* Begging for toys at Christmas is considered gauche, but if a float rolls by and you don't scream and yell for beads and trinkets and just one more plastic cup to add to the collection that occupies approximately 3/4 of the space in your pantry, people might ask you if you're feeling alright.
* While I have heard that it can be hard to be a Jew during Christmas, during Mardi Gras that base is covered.
* You may be able to find a King Cake in December, but it's probably not as good as this or this or this.

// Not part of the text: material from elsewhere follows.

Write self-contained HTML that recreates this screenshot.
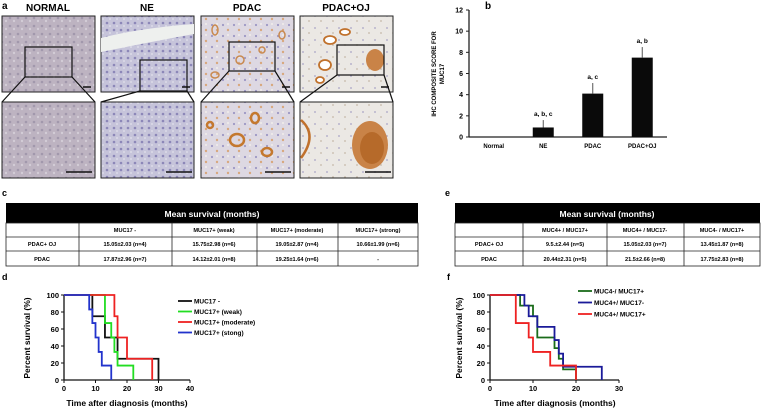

* Sure, on Christmas morning you may find yourself lounging in your pj's a bit longer than usual, heck you might even indulge in a pre-brunch Mimosa, but Mardi Gras casts a lovely spell over the rhythms of daily life, for weeks on end. People tend to take vacations at Christmas, but during Mardi Gras we take sabbaticals. Baths are taken in the morning, so as not to interfere with parading. It's generally considered appropriate to consume alcoholic beverages before 9 a.m.--same goes for fried chicken and King Cake. Work, traffic, laundry, school, and pretty much every other activity of daily living stops about 5 days before Fat Tuesday, and at some point in that span of time between the halt of normal routine and the day we're supposed to repent and have our foreheads smeared with ashes, many of us will look down at our bare feet, or catch a glimpse of our face in a random rearview mirror, realize we've already been smudged, and consider our duty done.
* At some point during the Christmas season, the age-old dilemma about whether or not the Santa Claus myth counts as lying to your kids is bound to come up in conversation. During Mardi Gras there's no such moral ambiguity. Sure, you might have to make up some sort of story about the guy "taking a nap" on your front lawn, but trust me, that's definitely for the best.